Within a month, Spencer had hooked up with Silas Meigs, who had escaped in a similar fashion from the prison. The pair robbed the American National Bank at Pawhuska, making a “major” haul of $147. Soon the two men robbed a bank at Broken Bow, and this one netted a little more profit. They escaped with between $7,000 and $8,500. They forced a motorist to take them three miles north of town where they had left two horses. The robbers rode away. A few days later Meigs was killed in a gun battle with lawmen northwest of Bartlesville, where he had gone to visit his brother. Spencer remained hidden in the Osage Hills, a vast stretch of country with timber, rocky canyons and thickets of almost impenetrable scrub oak. Friends and relatives brought him food. Spencer later joined up with Henry Wells and two other criminals and robbed a bank at Pineville in southwest Missouri. Spencer soon hopped a freight train bound for Oklahoma.
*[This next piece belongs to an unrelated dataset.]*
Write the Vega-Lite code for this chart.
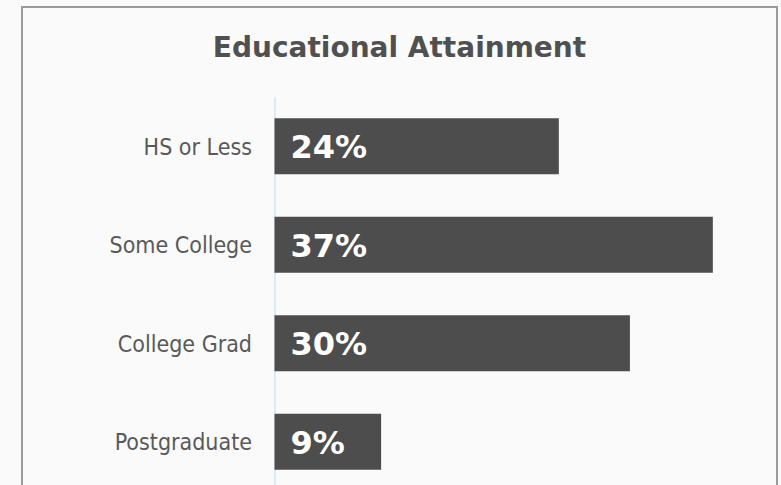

Spencer found three other men to help him burglarize a store in Ochelata south of Bartlesville. They were surprised by the town’s night marshal who was shot and killed before the outlaws fled in a car. On June 16, Spencer and another man robbed the Elgin State Bank in Chautauqua County, Kansas. They fled with about $2,000 in cash and $20,000 in bonds.

Exactly how many banks were robbed by Ethan Allen “Al” Spencer during the eighteen months following his escape is not known. Evidence suggests he probably robbed at least 20 banks in Oklahoma, Kansas, Missouri and Arkansas. The end of his crime spree came on a Saturday evening, September 15, 1923, when he was shot and killed. There is, however, debate on just how he was killed. U.S. Marshal Alva McDonald, a veteran lawman and personal friend of Teddy Roosevelt, claimed he and other lawmen shot Spencer just south of Caney, Kansas. Another account reported that Spencer was killed about five miles north of Coffeyville, Kansas. The third account came from outlaw Henry Wells’ autobiography. Wells claims that Stanley Snyder, a friend of Spencer’s, killed the outlaw with a shotgun while Spencer was eating supper. Some friend he must have been, but then I guess there is no honor among thieves. Al Spencer’s outlaw days were over, nevertheless, and a new breed of bad men soon took his place using only automobiles. Spencer was the last major Oklahoma outlaw to use horses in his crimes.